Romney Takes 5 States, Trains His Sights on Obama

Romney Takes 5 States, Trains His Sights on Obama

By Scott Conroy - April 25, 2012

Mitt Romney on Tuesday basked in having all but wrapped up his quest for the Republican nomination with an exultant speech in New Hampshire -- a state deeply embedded in his personal and political identity and where he officially launched his campaign almost 10 months ago.

Though five other northeastern states handed him resounding primary victories on Tuesday, Romney chose for the venue of his prime-time address the first-in-the-nation primary state, which was key to his leapfrogging of the GOP pack in January -- and which also could play a decisive role in the general election.

“Tonight is the start of a new campaign to unite every American who knows in their heart that we can do better,” the triumphant candidate said with his wife, Ann, by his side. “The last few years have been the best that Barack Obama can do, but it’s not the best that America can do.”

Though he has for weeks increasingly trained his sights on the general election contest that is now at hand, Romney’s speech Tuesday night was his clearest pivot yet away from the spats over conservative orthodoxy that have at times dominated the Republican primary process.

While he did not claim outright the mantle of presumptive nominee, Romney’s face betrayed an appreciation for the reality that the nomination is for all intents and purposes his, and his words expressed no uncertainty over what he has achieved.

“After 43 primaries and caucuses, many long days and more than a few long nights, I can say with confidence and gratitude that you have given me a great honor and solemn responsibility, and together, we are going to win on Nov. 6,” the former Massachusetts governor said.

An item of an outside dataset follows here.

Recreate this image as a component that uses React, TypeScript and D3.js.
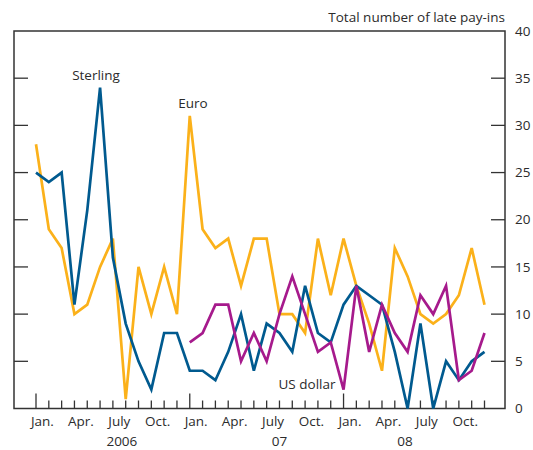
import React, { useEffect, useRef } from 'react';
import * as d3 from 'd3';

// monthly values Jan 2006 - Dec 2008
const sterling = [25, 24, 25, 11, 21, 34, 16, 9, 5, 2, 8, 8, 4, 4, 3, 6, 10, 4, 9, 8, 6, 13, 8, 7, 11, 13, 12, 11, 6, 0, 9, 0, 5, 3, 5, 6];
const euro = [28, 19, 17, 10, 11, 15, 18, 1, 15, 10, 15, 10, 31, 19, 17, 18, 13, 18, 18, 10, 10, 8, 18, 12, 18, 13, 9, 4, 17, 14, 10, 9, 10, 12, 17, 11];
// US dollar starts Jan 2007
const usDollar = [null, null, null, null, null, null, null, null, null, null, null, null, 7, 8, 11, 11, 5, 8, 5, 10, 14, 10, 6, 7, 2, 13, 6, 11, 8, 6, 12, 10, 13, 3, 4, 8];

const monthLabels = ['Jan.', 'Apr.', 'July', 'Oct.'];
const years = ['2006', '07', '08'];
const yearLabelPos = [6.7, 19, 28.8];
const yTicks = [0, 5, 10, 15, 20, 25, 30, 35, 40];

const App = () => {
  const svgRef = useRef<SVGSVGElement>(null);

  useEffect(() => {
    const svg = d3.select(svgRef.current);
    svg.selectAll('*').remove();
    const font = "'Open Sans', 'Noto Sans', sans-serif";
    const fontSize = 13.5;
    const axisColor = '#333333';
    const textColor = '#2b2b2b';

    const left = 14;
    const right = 505;
    const top = 31;
    const bottom = 408.5;

    const x = d3.scaleLinear().domain([0, 35]).range([36, 484.5]);
    const y = d3.scaleLinear().domain([0, 40]).range([bottom, top]);

    // frame
    svg
      .append('rect')
      .attr('x', left)
      .attr('y', top)
      .attr('width', right - left)
      .attr('height', bottom - top)
      .attr('fill', 'none')
      .attr('stroke', axisColor)
      .attr('stroke-width', 1.5);

    // y ticks, both sides inward
    yTicks.slice(1, -1).forEach((t) => {
      svg.append('line').attr('x1', left).attr('x2', left + 14).attr('y1', y(t)).attr('y2', y(t)).attr('stroke', axisColor).attr('stroke-width', 1.3);
      svg.append('line').attr('x1', right - 14).attr('x2', right).attr('y1', y(t)).attr('y2', y(t)).attr('stroke', axisColor).attr('stroke-width', 1.3);
    });
    yTicks.forEach((t) => {
      svg
        .append('text')
        .attr('x', 515)
        .attr('y', y(t))
        .attr('dy', '0.35em')
        .attr('font-family', font)
        .attr('font-size', fontSize)
        .attr('fill', textColor)
        .text(t);
    });

    // x ticks
    d3.range(36).forEach((i) => {
      const long = i % 12 === 0;
      svg
        .append('line')
        .attr('x1', x(i))
        .attr('x2', x(i))
        .attr('y1', bottom - (long ? 15 : 8))
        .attr('y2', bottom)
        .attr('stroke', axisColor)
        .attr('stroke-width', 1.3);
      if (i % 3 === 0) {
        svg
          .append('text')
          .attr('x', x(i + 0.5))
          .attr('y', 426)
          .attr('text-anchor', 'middle')
          .attr('font-family', font)
          .attr('font-size', fontSize)
          .attr('fill', textColor)
          .text(monthLabels[(i % 12) / 3]);
      }
    });
    years.forEach((yr, i) => {
      svg
        .append('text')
        .attr('x', x(yearLabelPos[i]))
        .attr('y', 446)
        .attr('text-anchor', 'middle')
        .attr('font-family', font)
        .attr('font-size', fontSize)
        .attr('fill', textColor)
        .text(yr);
    });

    // title
    svg
      .append('text')
      .attr('x', right)
      .attr('y', 22)
      .attr('text-anchor', 'end')
      .attr('font-family', font)
      .attr('font-size', fontSize)
      .attr('fill', textColor)
      .text('Total number of late pay-ins');

    const line = d3
      .line<number | null>()
      .defined((d) => d !== null)
      .x((_, i) => x(i))
      .y((d) => y(d as number));

    const series = [
      { data: euro, color: '#fbb11a' },
      { data: sterling, color: '#005a8f' },
      { data: usDollar, color: '#a61a8c' },
    ];
    series.forEach((s) => {
      svg
        .append('path')
        .datum(s.data)
        .attr('d', line)
        .attr('fill', 'none')
        .attr('stroke', s.color)
        .attr('stroke-width', 2.7)
        .attr('stroke-linejoin', 'miter');
    });

    // series labels
    const labels = [
      { text: 'Sterling', x: 96, y: 80 },
      { text: 'Euro', x: 193, y: 108 },
      { text: 'US dollar', x: 307, y: 389 },
    ];
    labels.forEach((l) => {
      svg
        .append('text')
        .attr('x', l.x)
        .attr('y', l.y)
        .attr('text-anchor', 'middle')
        .attr('font-family', font)
        .attr('font-size', fontSize)
        .attr('fill', textColor)
        .text(l.text);
    });
  }, []);

  return <svg ref={svgRef} width={533} height={450} style={{ position: 'absolute', left: 0, top: 0 }}></svg>;
};

export default App;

With his resounding victories in New York, Connecticut, Rhode Island, Pennsylvania and Delaware, he still has not accumulated the 1,144 delegates needed to secure the nomination, but he nonetheless removed any last vestiges of doubt that he will be the Republican taking on President Obama in November.

Romney has widely been considered the presumptive nominee since Rick Santorum dropped out of the race two weeks ago, and his clean sweep of the five states Tuesday will compel former House Speaker Newt Gingrich to consider whether he can move forward without sacrificing what is left of his clout.

Gingrich told NBC News on Monday that he would need to “reassess” his campaign if he did not pull off a surprise showing in Delaware -- where he had campaigned extensively over the last few weeks.

In four of the five states, Gingrich trailed the other remaining GOP candidate, Ron Paul, who is expected to continue his token opposition to Romney. The libertarian-leaning Texas congressman is unlikely to suspend his campaign before the Republican National Convention in late August, despite not having won a single state.

Romney began his second quest for the Republican nomination as the front-runner and weathered a torrent of challengers over the better part of a year, all of whom demonstrated a considerable ability to generate headlines and media hype yet were arguably limited threats to steal the nomination from him.

Still, the former governor’s campaign faced down more than its fair share of trying moments during the nominating fight, including Gingrich’s victory in the South Carolina primary, Santorum’s razor-thin victory in Iowa and near-wins in Michigan and Ohio, and a long-term inability to run away from the pack in national polls.